— Start Input material —
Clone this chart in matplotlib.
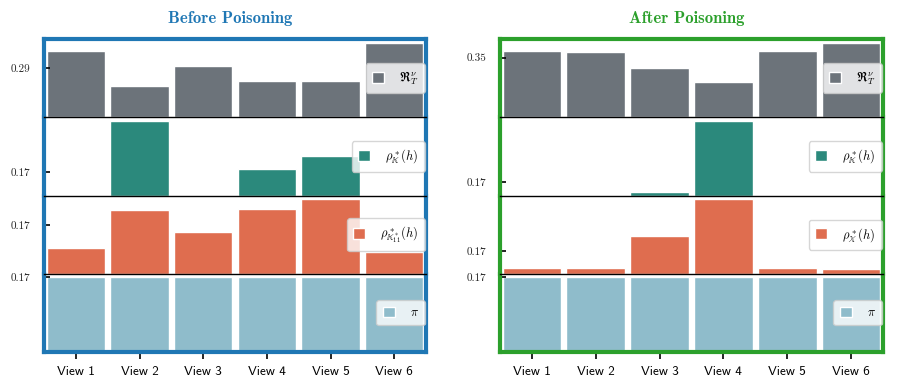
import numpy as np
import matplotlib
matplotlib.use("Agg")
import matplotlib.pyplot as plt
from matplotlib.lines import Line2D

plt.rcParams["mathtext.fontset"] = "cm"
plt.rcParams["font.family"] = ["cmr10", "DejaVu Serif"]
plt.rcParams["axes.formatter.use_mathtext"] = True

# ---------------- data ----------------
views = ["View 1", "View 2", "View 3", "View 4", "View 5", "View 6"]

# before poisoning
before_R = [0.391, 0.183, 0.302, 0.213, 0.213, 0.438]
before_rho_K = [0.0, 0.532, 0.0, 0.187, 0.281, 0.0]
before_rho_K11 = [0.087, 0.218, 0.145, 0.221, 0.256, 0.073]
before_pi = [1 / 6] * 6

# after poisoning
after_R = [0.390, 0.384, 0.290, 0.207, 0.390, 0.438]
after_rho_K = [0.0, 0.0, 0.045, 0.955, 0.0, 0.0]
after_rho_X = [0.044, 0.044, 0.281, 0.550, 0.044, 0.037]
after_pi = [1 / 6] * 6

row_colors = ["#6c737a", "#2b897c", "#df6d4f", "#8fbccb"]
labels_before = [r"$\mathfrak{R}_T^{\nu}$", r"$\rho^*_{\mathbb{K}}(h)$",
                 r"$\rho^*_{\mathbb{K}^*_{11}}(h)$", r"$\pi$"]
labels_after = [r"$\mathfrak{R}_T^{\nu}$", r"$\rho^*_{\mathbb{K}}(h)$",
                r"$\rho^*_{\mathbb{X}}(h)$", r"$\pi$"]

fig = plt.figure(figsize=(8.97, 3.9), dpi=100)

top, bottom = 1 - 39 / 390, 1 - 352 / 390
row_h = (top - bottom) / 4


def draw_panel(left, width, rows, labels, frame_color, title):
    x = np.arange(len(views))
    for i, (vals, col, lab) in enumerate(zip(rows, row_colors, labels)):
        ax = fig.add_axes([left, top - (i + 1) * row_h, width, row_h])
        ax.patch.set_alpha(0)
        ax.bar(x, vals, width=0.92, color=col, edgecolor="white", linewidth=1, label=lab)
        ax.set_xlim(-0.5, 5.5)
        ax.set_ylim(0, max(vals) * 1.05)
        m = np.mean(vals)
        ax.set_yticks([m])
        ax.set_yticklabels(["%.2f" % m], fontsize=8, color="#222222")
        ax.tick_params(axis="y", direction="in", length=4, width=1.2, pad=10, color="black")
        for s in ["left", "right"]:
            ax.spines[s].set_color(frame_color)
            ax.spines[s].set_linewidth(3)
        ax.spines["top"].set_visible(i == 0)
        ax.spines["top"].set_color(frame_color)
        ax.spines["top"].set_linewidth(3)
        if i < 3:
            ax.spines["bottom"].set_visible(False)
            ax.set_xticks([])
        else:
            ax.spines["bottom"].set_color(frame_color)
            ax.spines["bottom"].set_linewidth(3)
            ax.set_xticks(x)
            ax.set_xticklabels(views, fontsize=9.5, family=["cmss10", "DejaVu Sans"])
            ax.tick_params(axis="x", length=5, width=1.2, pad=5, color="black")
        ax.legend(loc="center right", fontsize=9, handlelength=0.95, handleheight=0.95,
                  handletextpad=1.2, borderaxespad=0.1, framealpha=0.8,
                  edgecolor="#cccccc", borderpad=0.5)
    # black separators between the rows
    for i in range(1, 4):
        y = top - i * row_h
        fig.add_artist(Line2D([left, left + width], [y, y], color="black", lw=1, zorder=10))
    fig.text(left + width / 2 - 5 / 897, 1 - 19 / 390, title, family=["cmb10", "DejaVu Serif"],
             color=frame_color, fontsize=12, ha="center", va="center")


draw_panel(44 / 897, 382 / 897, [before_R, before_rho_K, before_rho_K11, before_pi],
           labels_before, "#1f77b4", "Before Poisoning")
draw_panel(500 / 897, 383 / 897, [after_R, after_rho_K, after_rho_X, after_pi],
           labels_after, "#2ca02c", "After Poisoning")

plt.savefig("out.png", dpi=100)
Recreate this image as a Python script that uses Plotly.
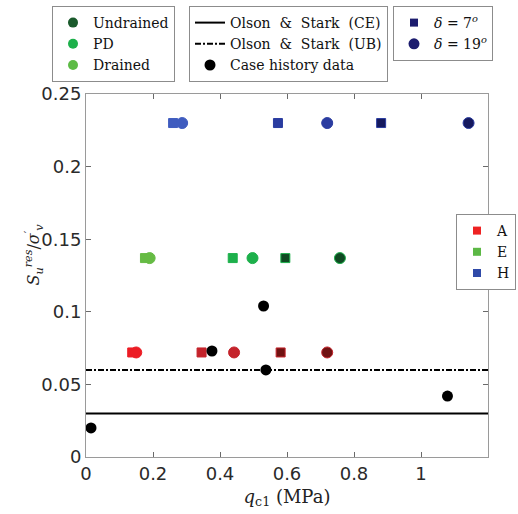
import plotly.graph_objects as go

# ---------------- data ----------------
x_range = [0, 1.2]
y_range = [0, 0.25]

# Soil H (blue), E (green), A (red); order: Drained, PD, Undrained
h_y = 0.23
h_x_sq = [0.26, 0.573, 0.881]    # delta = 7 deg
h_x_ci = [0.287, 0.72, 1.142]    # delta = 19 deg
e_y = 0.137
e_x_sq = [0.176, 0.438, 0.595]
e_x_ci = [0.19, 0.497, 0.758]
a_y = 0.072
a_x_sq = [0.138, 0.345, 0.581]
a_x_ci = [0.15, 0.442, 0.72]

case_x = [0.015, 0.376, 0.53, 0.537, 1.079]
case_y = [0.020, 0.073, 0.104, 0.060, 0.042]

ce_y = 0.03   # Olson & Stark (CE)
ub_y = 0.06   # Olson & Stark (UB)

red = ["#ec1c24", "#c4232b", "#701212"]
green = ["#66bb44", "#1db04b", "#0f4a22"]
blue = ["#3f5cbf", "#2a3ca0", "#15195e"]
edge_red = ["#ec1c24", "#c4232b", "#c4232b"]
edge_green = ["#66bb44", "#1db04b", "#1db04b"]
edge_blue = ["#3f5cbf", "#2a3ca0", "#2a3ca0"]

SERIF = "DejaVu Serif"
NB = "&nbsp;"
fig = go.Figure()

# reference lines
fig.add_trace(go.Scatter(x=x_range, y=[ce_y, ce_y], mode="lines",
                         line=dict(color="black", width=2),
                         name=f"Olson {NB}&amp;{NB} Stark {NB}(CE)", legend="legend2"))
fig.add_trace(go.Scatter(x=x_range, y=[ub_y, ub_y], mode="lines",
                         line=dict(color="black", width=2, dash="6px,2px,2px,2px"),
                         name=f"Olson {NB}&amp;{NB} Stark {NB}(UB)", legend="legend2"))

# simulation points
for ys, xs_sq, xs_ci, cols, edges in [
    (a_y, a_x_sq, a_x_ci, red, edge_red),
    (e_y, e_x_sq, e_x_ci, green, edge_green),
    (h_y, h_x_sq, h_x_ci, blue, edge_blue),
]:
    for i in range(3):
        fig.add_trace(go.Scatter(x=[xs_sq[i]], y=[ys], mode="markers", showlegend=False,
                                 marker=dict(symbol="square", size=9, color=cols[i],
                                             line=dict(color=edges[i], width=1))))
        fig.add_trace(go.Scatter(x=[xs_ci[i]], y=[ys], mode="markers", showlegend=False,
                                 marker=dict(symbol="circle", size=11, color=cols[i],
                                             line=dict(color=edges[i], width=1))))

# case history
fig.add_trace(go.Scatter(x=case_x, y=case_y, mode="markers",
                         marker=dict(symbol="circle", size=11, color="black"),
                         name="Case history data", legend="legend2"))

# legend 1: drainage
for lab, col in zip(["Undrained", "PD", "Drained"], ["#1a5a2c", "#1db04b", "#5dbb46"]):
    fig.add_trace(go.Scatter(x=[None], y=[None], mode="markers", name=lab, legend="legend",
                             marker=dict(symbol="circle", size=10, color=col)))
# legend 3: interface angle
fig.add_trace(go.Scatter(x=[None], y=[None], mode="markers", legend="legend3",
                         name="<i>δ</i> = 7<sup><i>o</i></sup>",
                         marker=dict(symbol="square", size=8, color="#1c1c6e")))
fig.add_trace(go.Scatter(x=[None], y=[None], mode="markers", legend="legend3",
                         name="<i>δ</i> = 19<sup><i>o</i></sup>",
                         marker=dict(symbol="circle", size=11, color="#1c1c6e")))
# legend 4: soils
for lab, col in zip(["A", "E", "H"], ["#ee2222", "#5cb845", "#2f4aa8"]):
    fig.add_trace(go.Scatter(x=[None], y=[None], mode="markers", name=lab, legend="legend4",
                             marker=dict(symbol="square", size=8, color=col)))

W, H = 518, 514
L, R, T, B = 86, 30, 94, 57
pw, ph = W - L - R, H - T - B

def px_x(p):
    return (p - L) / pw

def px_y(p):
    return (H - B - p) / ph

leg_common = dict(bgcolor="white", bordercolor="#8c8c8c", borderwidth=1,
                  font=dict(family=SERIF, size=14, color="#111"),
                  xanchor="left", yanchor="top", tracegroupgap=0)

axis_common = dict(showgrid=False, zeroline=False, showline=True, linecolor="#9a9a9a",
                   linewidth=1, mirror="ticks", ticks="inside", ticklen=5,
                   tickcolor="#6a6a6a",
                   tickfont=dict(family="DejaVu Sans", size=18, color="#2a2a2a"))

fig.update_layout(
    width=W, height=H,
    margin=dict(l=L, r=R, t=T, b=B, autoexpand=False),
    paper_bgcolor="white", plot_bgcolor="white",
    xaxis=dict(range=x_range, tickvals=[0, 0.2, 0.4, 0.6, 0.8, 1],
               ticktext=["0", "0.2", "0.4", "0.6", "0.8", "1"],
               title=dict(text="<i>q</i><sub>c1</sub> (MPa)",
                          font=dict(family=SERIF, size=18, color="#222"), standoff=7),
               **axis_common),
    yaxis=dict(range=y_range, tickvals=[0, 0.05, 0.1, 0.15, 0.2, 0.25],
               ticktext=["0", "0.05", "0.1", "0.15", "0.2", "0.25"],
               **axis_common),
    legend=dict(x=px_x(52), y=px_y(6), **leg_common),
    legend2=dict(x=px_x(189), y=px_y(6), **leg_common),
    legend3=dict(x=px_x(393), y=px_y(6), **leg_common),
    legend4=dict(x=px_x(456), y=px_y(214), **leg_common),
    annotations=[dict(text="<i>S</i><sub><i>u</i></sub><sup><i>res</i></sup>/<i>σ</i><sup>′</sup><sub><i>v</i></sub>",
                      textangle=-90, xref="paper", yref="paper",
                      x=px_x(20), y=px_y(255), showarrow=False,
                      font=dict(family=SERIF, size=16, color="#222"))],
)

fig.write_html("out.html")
— End Input material —
◆ **What the task requires**:
What is the number of lines containing "this"? Give that number only.

◆ **The output**:
2